Food

The Fed-Up Chef


Anand, however, does more than mash-up Indian standards and Western ingredients. He creates dishes that defy easy categorization, like his mango-infused pâté of foie gras dressed with Japanese oak leaves. “You don’t see Indian food the way that he does it,” Shah says. “You talk to any wealthy South Asian in that hemisphere of the world, it becomes a priority to get to his restaurant. Gaggan is one of the few that made it in the fine-dining world. There are really not that many.”

Anand grew up in poverty outside Kolkata. “That scene in ‘Slumdog Millionaire’ where the guy would [expletive] on top and it would fall on the next guy’s head? That’s why I have dandruff,” he says. He watched his mother prepare simple dishes, like fish fry and chicken masala (without the cream found in chicken tikka masala). “My mom could have taken a cart and made money,” he says, “but women in India back then were not supposed to work, or she didn’t have the confidence to do it.”

He went to hotel-management school — culinary institutes are relatively new in India — and from there to jobs in hotel kitchens. He married, started a catering company that quickly flopped and spent a year delivering food on a bicycle, making 25 cents an hour, before his brother finagled a job for him in 2003, running the cafeteria of a telecom company’s office in Kolkata. “I learned how to use $1 to make a meal that will satisfy a person,” Anand says.

In 2009, he spent two months at Ferran Adrià’s Alícia Foundation in Spain. By this point, Anand had divorced his first wife and moved to Bangkok to do some consulting for an Indian restaurant there. That job led to his first fan, Rajesh Kewalramani, whom Anand says encouraged him to open his own place and offered to help finance it. Gaggan opened in 2010.

His stint in Spain inspired him to reimagine the humble food of his roots. He learned how to manipulate liquid nitrogen and carbon dioxide, how sodium alginate and calcium chloride could turn olive juice into an opalescent olive sphere. “If Ferran could do that with an olive,” Anand says, “I figured I could change yogurt.” What the olive is to Spain, yogurt is to India: emblematic, iconic, a thing not to be messed with. The dish Anand came up with is now a mainstay on his menu: the “yogurt explosion,” a seemingly normal dollop of yogurt on a spoon that explodes in your mouth, a flavor bomb of cumin and dried mango powder contained by a layer of diaphanously thin gelatin.

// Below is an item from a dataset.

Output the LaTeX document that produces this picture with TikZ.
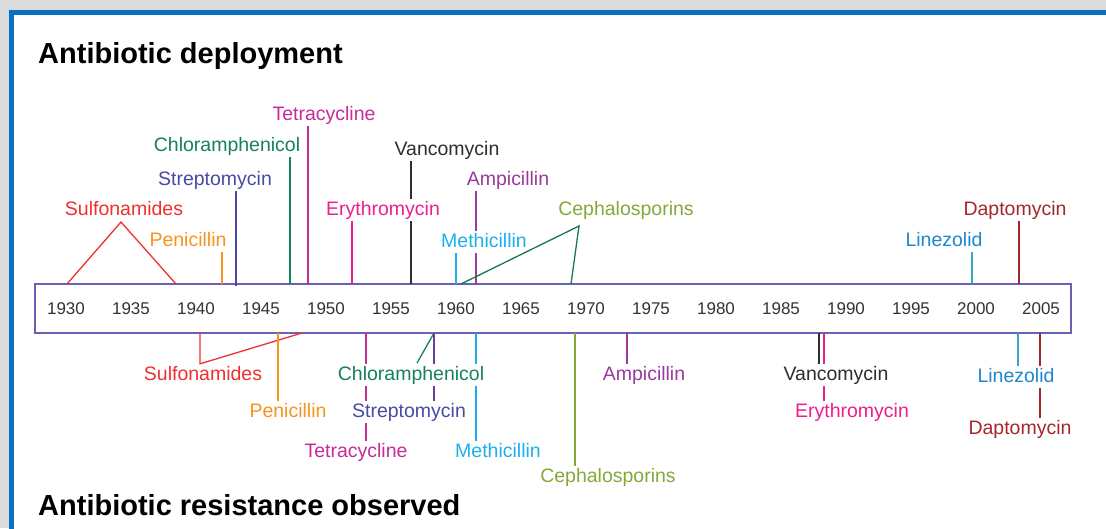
\documentclass[tikz,border=0pt]{standalone}
\usepackage{fontspec}
\setmainfont{Liberation Sans}
\usepackage{tikz}
\usetikzlibrary{positioning,calc}

\definecolor{frameblue}{HTML}{0A70C2}
\definecolor{axisline}{HTML}{6A60B4}
\definecolor{yeartext}{HTML}{333333}
\definecolor{sulfa}{HTML}{EE3030}
\definecolor{penic}{HTML}{F7941D}
\definecolor{strep}{HTML}{4A4AA6}
\definecolor{strepln}{HTML}{6440A0}
\definecolor{chlor}{HTML}{16825A}
\definecolor{tetra}{HTML}{C62C95}
\definecolor{eryth}{HTML}{EE1E8E}
\definecolor{vanco}{HTML}{2E2E2E}
\definecolor{ampic}{HTML}{9A3A9E}
\definecolor{methi}{HTML}{1BB0EC}
\definecolor{cepha}{HTML}{86A83A}
\definecolor{cephtri}{HTML}{17784C}
\definecolor{linez}{HTML}{1F87CC}
\definecolor{linezln}{HTML}{35A8C8}
\definecolor{dapto}{HTML}{A3282E}

\begin{document}
\begin{tikzpicture}[x=1pt, y=-1pt,
    drug/.style={font=\fontsize{19.5}{22}\selectfont, text height=14pt, text depth=4pt, inner sep=2pt},
    yearlbl/.style={font=\fontsize{17}{20}\selectfont, text=yeartext},
    heading/.style={font=\fontsize{29}{34}\selectfont\bfseries, anchor=base west, inner sep=0pt},
    tick/.style={line width=1.3pt}
]
\useasboundingbox (0,0) rectangle (1106,528);
\clip (0,0) rectangle (1106,528);
% panel frame
\fill[gray!28] (0,0) rectangle (1106,528);
\draw[frameblue, line width=5pt, fill=white] (11,12.5) rectangle (1140,560);

\node[heading] (deploy) at (38,63) {Antibiotic deployment};
\node[heading] (resist) at (38,515) {Antibiotic resistance observed};

% time axis
\node[draw=axisline, line width=1.2pt, minimum width=1036pt, minimum height=49pt, inner sep=0pt] (axis) at (553,308.5) {};
\foreach \yr [count=\i from 0] in {1930,1935,...,2005}
    \node[yearlbl] (yr\yr) at (66+65*\i,309) {\yr};

% deployment (above the axis)
\node[drug, text=sulfa] (sulfD) at (124,210) {Sulfonamides};
\node[drug, text=penic] (penD) at (188,241) {Penicillin};
\node[drug, text=strep] (strepD) at (215,180) {Streptomycin};
\node[drug, text=chlor] (chlorD) at (227,146) {Chloramphenicol};
\node[drug, text=tetra] (tetraD) at (324,115) {Tetracycline};
\node[drug, text=eryth] (erythD) at (383,210) {Erythromycin};
\node[drug, text=vanco] (vancD) at (447,150) {Vancomycin};
\node[drug, text=ampic] (ampD) at (508,180) {Ampicillin};
\node[drug, text=methi] (methD) at (484,242) {Methicillin};
\node[drug, text=cepha] (cephD) at (626,210) {Cephalosporins};
\node[drug, text=linez] (linD) at (944,241) {Linezolid};
\node[drug, text=dapto] (daptD) at (1015,210) {Daptomycin};

% resistance (below the axis)
\node[drug, text=sulfa] (sulfR) at (203,375) {Sulfonamides};
\node[drug, text=penic] (penR) at (288,412) {Penicillin};
\node[drug, text=tetra] (tetraR) at (356,452) {Tetracycline};
\node[drug, text=chlor] (chlorR) at (411,375) {Chloramphenicol};
\node[drug, text=strep] (strepR) at (409,412) {Streptomycin};
\node[drug, text=methi] (methR) at (498,452) {Methicillin};
\node[drug, text=cepha] (cephR) at (608,477) {Cephalosporins};
\node[drug, text=ampic] (ampR) at (644,375) {Ampicillin};
\node[drug, text=vanco] (vancR) at (836,375) {Vancomycin};
\node[drug, text=eryth] (erythR) at (852,412) {Erythromycin};
\node[drug, text=linez] (linR) at (1016,377) {Linezolid};
\node[drug, text=dapto] (daptR) at (1020,429) {Daptomycin};

% where the lines meet the axis
\coordinate (sulfDa) at (67,284);
\coordinate (sulfDtip) at (121,222);
\coordinate (sulfDb) at (176,284);
\coordinate (penDx) at (222,284);
\coordinate (strepDx) at (236,286);
\coordinate (chlorDx) at (290,284);
\coordinate (tetraDx) at (308,284);
\coordinate (erythDx) at (352,284);
\coordinate (vancDx) at (411,284);
\coordinate (methDx) at (456,284);
\coordinate (ampDx) at (476,285);
\coordinate (cephDa) at (461,284);
\coordinate (cephDtip) at (579,226);
\coordinate (cephDb) at (571,284);
\coordinate (linDx) at (972,284);
\coordinate (daptDx) at (1019,284);

\coordinate (sulfRa) at (200,333);
\coordinate (sulfRb) at (302,333);
\coordinate (penRx) at (278,333);
\coordinate (tetraRx) at (366,333);
\coordinate (chlorRx) at (434,333);
\coordinate (chlorRtip) at (417,363);
\coordinate (strepRx) at (434,333);
\coordinate (methRx) at (476,333);
\coordinate (cephRx) at (575,333);
\coordinate (ampRx) at (627,333);
\coordinate (vancRx) at (819,333);
\coordinate (erythRx) at (824,333);
\coordinate (linRx) at (1018,333);
\coordinate (daptRx) at (1040,333);

% deployment lines
\draw[tick, sulfa] (sulfDa) -- (sulfDtip) -- (sulfDb);
\draw[tick, penic] (penD.south -| penDx) -- (penDx);
\draw[tick, strep] (strepD.south -| strepDx) -- (strepDx);
\draw[tick, chlor] (chlorD.south -| chlorDx) -- (chlorDx);
\draw[tick, tetra] (tetraD.south -| tetraDx) -- (tetraDx);
\draw[tick, eryth] (erythD.south -| erythDx) -- (erythDx);
\draw[tick, vanco] (vancD.south -| vancDx) -- (erythD.north -| vancDx)
    (erythD.south -| vancDx) -- (vancDx);
\draw[tick, ampic] (ampD.south -| ampDx) -- (methD.north -| ampDx)
    (methD.south -| ampDx) -- (ampDx);
\draw[tick, methi] (methD.south -| methDx) -- (methDx);
\draw[tick, cephtri] (cephDa) -- (cephDtip) -- (cephDb);
\draw[tick, linezln] (linD.south -| linDx) -- (linDx);
\draw[tick, dapto] (daptD.south -| daptDx) -- (daptDx);

% resistance lines
\draw[tick, sulfa] (sulfRa) -- (sulfR.north -| sulfRa) -- (sulfRb);
\draw[tick, penic] (penRx) -- (penR.north -| penRx);
\draw[tick, tetra] (tetraRx) -- (chlorR.north -| tetraRx)
    (chlorR.south -| tetraRx) -- (strepR.north -| tetraRx)
    (strepR.south -| tetraRx) -- (tetraR.north -| tetraRx);
\draw[tick, chlor] (chlorRx) -- (chlorRtip);
\draw[tick, strepln] (strepRx) -- (chlorR.north -| strepRx)
    (chlorR.south -| strepRx) -- (strepR.north -| strepRx);
\draw[tick, methi] (methRx) -- (chlorR.north -| methRx)
    (chlorR.south -| methRx) -- (methR.north -| methRx);
\draw[tick, cepha] (cephRx) -- (cephR.north -| cephRx);
\draw[tick, ampic] (ampRx) -- (ampR.north -| ampRx);
\draw[tick, vanco] (vancRx) -- (vancR.north -| vancRx);
\draw[tick, eryth] (erythRx) -- (vancR.north -| erythRx)
    (vancR.south -| erythRx) -- (erythR.north -| erythRx);
\draw[tick, linezln] (linRx) -- (linR.north -| linRx);
\draw[tick, dapto] (daptRx) -- (linR.north -| daptRx)
    (linR.south -| daptRx) -- (daptR.north -| daptRx);
\end{tikzpicture}
\end{document}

Anand characterizes his food not as Indian but as “Gaggan Anand.” “If you’re from India,” he says, “you will feel either disgraced, like, ‘Why are you touching my cuisine?’ or you will say, ‘Wow, you really changed my food forever.’” Just as Mehrotra does, he thinks Indian cuisine has an image problem. “Indians have let their food be defined by what the world wants from them: chicken tikka masala because of the British, Goan fish curry because of the Portuguese,” Anand says. “As a chef, it’s a disgrace that I sit with Japanese, French and Italian chefs, and they talk about fine dining, and I’m like a donkey, just sitting there. They will always value a French dish more than an Indian dish. They don’t care what techniques you use. I get so angry.”

After seeing Anand’s “Chef’s Table” episode in 2016, I went to dine at Gaggan, which occupied a 19th-century townhouse about four miles from his new restaurant, a modern building draped with greenery. Sitting in the main dining room, I could not see Anand holding court at the chef’s table, but I could hear him (until he turned up a Foo Fighters song). At the end of the night, I saw him by the door and asked for a selfie; he obliged. I had come expecting the best Indian meal of my life, and it was moving to see the food of my ethnicity executed with such finesse. But more than the food, Anand himself left me in awe, an Indian chef with swagger, chutzpah and enough star power to warrant an 8,000-mile journey.